Je n'ai pas grand chose à reprocher à P., si ce n'est qu'elle permet, par l'aveuglement de sa loyauté, pas nécessairement de bonne foi, à B. de se comporter ainsi. Exactement comme le couple J.M.-A. La même indifférence à ce qui se trouve en-dehors de leur relation. Bon. J'ai déjà donné avec la première génération et je ne suis plus à un deuil près. Les gens qui reproduisent sans la moindre introspection ne peuvent pas m'intéresser longtemps. Je ne m'y attendais pas du tout car c'était très différent en 2023, et même chez ma mère — sans R., le compagnon de B., qui est un garçon très gentil, et tout à fait digne d'intérêt mais qui, de facto, est assujettit à B. et participe du rôle central qu'elle se donne. Les choses étaient alors plus gérables (quoique déjà très tendues). Les absences répétées de vingt minutes à une heure une fois toutes les deux heures de temps pour sortir la chienne (motif plus que légitime) m'ont rappelé les soirées à fragmentations lors des moments familiaux, durant lesquelles les « grand·e·s » médisaient de tout le monde à messes semi-basses, en prenant leur revanche sur les adultes, et en commentant, du reste, le déroulé de l'événement ou du moment, selon les désidératas de J.-M., décrétant les rythmes (et, ici, dans le cas d'un énième acte) à son bon-vouloir. Je n'ai pas rejeté le modèle égocentrique des plus grand·e·s pour tolérer ça dans ce que je pensais être la fratrie où j'avais une place. Je n'en ai pas/plus.
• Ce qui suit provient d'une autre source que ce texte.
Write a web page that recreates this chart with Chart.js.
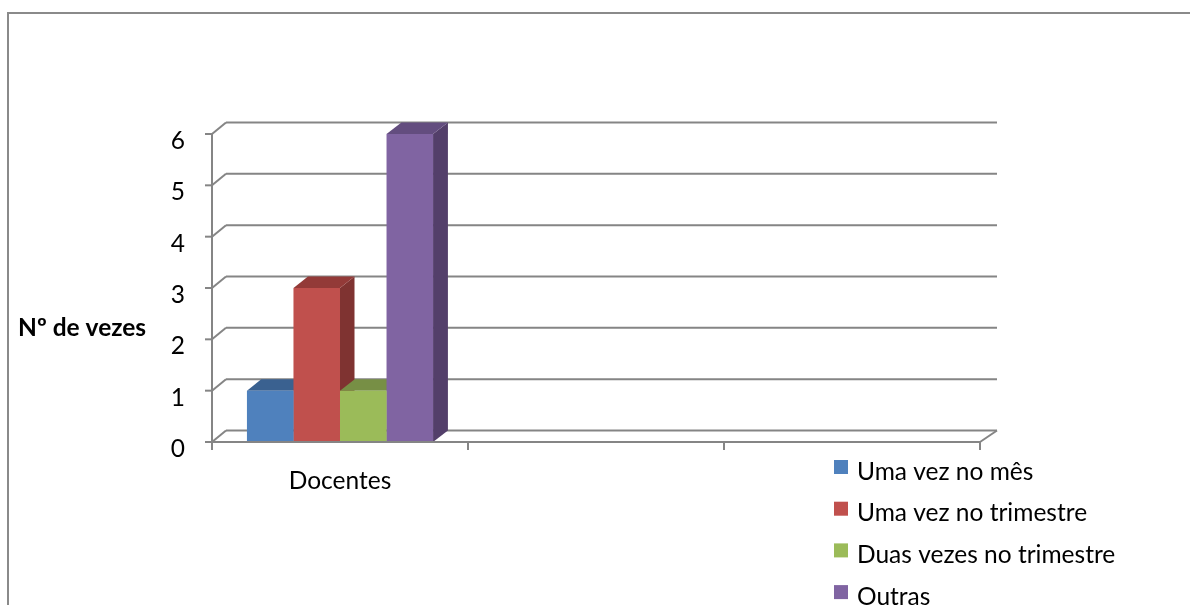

Le small-talk et les commentaires de comptoir ne m'ont jamais intéressé : outre chez ma mère, où je me suis rendu disponible au péril de mes poumons (mes sœurs rallongent les soirées au travers d'interminables « pauses clopes » et je suppose qu'il y a là un pattern visant à se rapprocher de ma mère, immense fumeuse devant l'Éternel) les seuls conversations sincères que j'ai pu avoir, c'est avec P. qu'elles ont eu lieu, lorsque R. et B. ont célébré leur septième anniversaire. Se pointer hyper tard pratiquement tous les jours, manger de l'autre côté du parc en un endroit qui n'exigerait que vingt minutes de marche de leur neveu, sans nous proposer de l'y amener avec elles... impensable pour moi. Imprévisible, aussi, et chaque jour avait son lot de nouveaux impensés. Je ne fais pas un réquisitoire — même si, comme toujours, écrire me permet d'avancer — car si je n'ai rien dit pendant quatre ou cinq jours, c'est précisément parce que je me tiens formellement (dans ma constitution même) hors du conflit. J'ai simplement acté que je ne fais pas partie de cette cellule et il est sain que je le réalise et cesse de m'y projeter. Chez ma mère, l'épisode des vannes sur notre végétarisme aurait dû me mettre la puce à l'oreille. Je respecte pleinement leurs choix.
L'excès sémantique écœurant dont maman est entourée me dégoûte, avec une dimension, sur le plan lexical, quasi-incestueuse. Là non plus, ce n'est pas mon monde et je m'en sens exclu. J'ai pu constater que leur désolidarisation lors de l'épisode de la dispersion des cendres de mon père reposait en fait sur un fondement fort simple : nous ne constituons pas une entité, pas plus que nous ne sommes une communauté affective. Bien. Je les laisse donc à leur monde, dans lequel je n'ai pas de place — et je comprends mieux pourquoi venir ne serait-ce qu'une semaine au Canada n'a jamais été envisageable (trop compliqué) en six ans. Je ne suis pas ce que je pensais être pour elle — un frère participant des conditions de leur Lebenswelt.